* **Objective**:
Reproduce exactly, with no pictures, each line from the opening of the material down through the line containing "Chart.register(...registerables);".
** Begin Material **
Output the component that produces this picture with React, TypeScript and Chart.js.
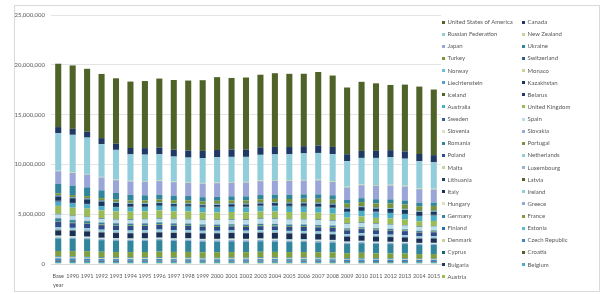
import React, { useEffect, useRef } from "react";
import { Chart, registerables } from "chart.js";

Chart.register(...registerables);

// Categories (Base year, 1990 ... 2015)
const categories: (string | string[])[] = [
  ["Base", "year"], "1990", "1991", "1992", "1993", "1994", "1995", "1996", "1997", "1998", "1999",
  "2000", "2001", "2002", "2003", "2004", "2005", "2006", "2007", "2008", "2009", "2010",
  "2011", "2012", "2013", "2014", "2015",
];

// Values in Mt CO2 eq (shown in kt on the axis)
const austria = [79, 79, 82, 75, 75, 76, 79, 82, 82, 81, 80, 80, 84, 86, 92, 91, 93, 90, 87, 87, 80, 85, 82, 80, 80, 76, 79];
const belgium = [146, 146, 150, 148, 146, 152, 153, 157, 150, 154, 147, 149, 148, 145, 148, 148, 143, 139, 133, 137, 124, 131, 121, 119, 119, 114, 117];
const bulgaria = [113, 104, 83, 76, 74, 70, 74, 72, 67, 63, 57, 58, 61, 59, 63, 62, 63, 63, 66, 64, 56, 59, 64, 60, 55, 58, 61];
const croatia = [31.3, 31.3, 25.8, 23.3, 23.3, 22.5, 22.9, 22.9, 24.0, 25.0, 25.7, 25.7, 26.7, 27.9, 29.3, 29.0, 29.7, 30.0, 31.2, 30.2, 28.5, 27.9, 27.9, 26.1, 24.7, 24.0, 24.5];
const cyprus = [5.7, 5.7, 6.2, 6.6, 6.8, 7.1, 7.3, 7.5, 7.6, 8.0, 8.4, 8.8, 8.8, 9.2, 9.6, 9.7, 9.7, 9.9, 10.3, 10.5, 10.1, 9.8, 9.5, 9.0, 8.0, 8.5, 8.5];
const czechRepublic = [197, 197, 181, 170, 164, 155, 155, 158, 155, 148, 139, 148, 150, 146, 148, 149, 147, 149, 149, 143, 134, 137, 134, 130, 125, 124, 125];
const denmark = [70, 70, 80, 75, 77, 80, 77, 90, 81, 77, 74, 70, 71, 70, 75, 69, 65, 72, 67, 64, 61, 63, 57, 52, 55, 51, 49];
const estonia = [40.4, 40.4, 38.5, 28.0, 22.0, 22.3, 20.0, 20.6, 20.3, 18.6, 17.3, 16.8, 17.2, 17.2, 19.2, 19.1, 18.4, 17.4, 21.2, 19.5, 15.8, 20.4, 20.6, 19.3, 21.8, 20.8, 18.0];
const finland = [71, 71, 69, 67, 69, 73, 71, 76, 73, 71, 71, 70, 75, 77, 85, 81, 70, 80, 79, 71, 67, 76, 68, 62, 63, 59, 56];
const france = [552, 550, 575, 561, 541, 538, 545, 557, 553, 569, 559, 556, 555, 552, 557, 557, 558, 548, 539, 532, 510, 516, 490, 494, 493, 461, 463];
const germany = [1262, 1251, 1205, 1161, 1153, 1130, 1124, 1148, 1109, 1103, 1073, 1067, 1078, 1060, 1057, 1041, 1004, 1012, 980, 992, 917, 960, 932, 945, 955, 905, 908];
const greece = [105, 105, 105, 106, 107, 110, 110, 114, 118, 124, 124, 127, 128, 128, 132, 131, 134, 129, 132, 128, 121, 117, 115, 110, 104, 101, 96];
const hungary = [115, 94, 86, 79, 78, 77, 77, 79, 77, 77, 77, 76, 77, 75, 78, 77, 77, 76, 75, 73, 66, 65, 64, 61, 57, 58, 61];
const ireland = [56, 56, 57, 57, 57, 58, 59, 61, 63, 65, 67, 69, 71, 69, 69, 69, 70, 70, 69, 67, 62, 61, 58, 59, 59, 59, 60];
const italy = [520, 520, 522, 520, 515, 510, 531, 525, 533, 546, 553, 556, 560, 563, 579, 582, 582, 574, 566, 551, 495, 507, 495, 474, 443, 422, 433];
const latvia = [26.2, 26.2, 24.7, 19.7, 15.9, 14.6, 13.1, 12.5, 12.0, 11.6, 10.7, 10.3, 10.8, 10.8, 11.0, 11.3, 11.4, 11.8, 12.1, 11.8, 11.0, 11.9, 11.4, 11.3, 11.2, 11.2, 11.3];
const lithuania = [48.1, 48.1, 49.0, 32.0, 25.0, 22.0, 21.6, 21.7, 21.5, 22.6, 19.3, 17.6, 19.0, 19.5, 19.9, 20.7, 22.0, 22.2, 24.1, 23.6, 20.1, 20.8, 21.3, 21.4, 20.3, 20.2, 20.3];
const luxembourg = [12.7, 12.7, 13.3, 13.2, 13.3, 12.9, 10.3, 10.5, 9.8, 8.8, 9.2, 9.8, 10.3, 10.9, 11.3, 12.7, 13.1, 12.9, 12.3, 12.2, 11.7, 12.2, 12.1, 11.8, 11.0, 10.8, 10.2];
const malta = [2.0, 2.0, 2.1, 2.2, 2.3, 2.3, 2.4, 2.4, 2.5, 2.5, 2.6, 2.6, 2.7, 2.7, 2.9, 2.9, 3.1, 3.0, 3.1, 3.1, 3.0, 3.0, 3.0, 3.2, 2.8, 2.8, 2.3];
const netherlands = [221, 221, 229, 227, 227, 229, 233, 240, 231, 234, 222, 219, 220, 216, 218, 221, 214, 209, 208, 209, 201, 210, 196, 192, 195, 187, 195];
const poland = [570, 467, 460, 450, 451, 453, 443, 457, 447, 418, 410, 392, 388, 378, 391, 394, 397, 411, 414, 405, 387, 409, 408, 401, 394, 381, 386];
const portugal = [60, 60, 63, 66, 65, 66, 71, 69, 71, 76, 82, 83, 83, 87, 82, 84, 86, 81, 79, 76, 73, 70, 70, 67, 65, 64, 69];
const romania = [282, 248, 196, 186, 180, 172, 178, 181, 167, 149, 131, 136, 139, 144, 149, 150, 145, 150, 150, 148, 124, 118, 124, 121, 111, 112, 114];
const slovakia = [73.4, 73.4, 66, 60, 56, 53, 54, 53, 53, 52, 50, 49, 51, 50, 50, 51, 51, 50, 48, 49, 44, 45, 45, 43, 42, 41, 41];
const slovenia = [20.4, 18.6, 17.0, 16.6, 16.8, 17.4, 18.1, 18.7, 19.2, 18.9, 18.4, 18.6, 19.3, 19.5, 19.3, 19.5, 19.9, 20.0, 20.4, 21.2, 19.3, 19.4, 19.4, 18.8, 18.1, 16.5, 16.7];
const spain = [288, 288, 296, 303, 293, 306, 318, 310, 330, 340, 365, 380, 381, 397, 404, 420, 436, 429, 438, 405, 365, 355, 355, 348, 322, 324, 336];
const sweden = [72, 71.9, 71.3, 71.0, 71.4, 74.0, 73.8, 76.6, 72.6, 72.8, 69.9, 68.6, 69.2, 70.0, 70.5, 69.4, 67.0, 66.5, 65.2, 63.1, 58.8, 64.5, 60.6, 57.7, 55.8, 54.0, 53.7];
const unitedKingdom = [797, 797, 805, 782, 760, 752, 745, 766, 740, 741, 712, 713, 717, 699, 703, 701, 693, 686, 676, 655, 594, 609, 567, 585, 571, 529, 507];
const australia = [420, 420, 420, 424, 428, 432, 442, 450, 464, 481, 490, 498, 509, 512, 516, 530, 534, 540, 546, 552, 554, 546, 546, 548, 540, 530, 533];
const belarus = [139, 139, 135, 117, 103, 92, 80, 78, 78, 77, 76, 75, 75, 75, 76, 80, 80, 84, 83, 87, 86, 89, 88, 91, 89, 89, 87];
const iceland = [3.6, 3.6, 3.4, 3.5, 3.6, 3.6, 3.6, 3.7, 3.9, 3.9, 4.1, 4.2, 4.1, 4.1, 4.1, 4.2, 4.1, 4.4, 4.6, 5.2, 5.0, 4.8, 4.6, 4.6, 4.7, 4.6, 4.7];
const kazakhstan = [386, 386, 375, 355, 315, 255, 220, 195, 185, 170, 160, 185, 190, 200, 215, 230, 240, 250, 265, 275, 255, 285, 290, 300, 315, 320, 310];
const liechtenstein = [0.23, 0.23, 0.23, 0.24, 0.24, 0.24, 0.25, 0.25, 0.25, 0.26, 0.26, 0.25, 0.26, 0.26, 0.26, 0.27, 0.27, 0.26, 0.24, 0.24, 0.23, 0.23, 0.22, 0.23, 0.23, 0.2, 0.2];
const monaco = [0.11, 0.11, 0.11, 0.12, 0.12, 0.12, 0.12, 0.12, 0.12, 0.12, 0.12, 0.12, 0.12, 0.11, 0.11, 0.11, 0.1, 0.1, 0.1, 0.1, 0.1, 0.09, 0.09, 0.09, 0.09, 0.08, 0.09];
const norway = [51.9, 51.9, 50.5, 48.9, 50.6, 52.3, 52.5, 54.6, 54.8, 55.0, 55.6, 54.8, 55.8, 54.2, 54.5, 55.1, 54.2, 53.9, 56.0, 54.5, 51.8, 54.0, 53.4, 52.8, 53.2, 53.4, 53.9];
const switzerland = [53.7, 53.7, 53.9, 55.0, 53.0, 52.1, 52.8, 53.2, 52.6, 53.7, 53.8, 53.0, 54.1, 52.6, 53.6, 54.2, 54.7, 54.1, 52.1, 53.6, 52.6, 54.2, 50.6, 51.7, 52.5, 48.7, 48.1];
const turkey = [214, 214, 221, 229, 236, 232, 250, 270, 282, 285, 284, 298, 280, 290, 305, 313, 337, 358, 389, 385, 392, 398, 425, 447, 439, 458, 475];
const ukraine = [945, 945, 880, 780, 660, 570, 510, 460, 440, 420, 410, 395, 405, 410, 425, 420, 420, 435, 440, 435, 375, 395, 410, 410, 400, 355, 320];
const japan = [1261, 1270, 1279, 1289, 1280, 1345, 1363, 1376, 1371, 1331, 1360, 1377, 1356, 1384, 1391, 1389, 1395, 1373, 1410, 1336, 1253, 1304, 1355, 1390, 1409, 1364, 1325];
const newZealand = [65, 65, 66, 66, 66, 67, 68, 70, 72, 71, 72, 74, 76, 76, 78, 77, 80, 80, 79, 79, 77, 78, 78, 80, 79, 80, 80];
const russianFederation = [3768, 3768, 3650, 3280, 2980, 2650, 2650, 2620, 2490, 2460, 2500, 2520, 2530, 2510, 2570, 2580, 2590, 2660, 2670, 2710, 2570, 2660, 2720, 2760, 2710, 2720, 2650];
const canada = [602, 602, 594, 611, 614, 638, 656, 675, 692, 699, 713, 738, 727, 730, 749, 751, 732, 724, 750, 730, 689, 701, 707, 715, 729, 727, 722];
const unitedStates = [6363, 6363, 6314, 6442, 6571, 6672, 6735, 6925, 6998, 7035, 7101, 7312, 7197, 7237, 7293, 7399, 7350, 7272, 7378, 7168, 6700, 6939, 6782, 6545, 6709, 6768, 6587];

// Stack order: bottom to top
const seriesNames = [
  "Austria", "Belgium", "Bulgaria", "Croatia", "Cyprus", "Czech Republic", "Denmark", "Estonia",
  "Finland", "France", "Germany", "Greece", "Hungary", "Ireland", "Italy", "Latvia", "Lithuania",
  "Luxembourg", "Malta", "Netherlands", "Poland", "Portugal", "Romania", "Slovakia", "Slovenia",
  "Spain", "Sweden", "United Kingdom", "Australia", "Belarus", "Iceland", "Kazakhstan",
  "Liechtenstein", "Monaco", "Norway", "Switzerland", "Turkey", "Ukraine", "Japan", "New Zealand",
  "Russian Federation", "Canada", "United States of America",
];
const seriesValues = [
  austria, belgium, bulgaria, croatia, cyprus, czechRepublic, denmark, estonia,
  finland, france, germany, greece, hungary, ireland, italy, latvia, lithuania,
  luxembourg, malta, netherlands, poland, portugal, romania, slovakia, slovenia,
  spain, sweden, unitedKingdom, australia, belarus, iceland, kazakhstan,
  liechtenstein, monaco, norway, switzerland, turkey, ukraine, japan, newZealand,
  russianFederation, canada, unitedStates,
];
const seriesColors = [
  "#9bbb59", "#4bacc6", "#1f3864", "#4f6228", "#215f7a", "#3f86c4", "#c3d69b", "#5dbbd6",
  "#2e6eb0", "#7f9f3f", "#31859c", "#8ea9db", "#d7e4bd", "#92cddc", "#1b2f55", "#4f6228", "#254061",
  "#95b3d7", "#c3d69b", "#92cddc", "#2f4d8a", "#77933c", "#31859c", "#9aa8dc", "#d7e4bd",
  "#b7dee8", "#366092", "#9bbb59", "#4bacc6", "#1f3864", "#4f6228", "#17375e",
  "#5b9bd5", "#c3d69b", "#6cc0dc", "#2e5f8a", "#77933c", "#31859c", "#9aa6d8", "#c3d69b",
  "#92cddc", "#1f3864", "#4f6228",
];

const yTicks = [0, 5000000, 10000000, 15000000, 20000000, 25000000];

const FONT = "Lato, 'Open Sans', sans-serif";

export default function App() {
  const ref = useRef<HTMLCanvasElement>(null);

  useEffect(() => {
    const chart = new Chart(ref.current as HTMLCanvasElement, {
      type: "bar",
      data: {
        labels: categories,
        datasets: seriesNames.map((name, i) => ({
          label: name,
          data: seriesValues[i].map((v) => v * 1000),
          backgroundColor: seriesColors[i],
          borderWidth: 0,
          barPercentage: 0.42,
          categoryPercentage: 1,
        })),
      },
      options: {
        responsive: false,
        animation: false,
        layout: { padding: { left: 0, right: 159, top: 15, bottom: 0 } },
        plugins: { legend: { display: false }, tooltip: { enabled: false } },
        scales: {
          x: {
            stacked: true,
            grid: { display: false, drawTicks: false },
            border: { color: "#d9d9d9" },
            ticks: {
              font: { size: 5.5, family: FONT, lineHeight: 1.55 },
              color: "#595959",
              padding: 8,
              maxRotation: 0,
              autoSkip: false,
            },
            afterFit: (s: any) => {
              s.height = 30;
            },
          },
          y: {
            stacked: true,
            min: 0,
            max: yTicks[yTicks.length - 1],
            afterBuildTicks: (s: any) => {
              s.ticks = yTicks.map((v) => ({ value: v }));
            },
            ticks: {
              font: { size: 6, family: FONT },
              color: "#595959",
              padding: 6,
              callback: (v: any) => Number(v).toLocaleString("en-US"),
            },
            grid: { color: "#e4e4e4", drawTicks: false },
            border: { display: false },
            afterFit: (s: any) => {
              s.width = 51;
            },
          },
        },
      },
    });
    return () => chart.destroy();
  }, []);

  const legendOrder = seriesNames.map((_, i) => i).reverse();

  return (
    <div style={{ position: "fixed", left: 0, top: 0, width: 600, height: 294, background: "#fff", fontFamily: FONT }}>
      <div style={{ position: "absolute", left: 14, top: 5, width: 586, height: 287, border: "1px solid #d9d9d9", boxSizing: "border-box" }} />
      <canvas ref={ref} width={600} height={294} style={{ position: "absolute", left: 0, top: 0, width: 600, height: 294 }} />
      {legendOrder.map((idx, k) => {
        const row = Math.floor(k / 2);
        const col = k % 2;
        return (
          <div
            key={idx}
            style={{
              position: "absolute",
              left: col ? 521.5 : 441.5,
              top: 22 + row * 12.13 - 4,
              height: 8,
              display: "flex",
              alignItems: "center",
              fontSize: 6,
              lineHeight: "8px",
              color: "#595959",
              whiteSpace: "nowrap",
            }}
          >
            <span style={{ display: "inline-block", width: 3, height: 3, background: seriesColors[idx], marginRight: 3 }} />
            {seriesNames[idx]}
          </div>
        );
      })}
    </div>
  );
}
** End Material **
* **Correct response**:
Output the component that produces this picture with React, TypeScript and Chart.js.
import React, { useEffect, useRef } from "react";
import { Chart, registerables } from "chart.js";

Chart.register(...registerables);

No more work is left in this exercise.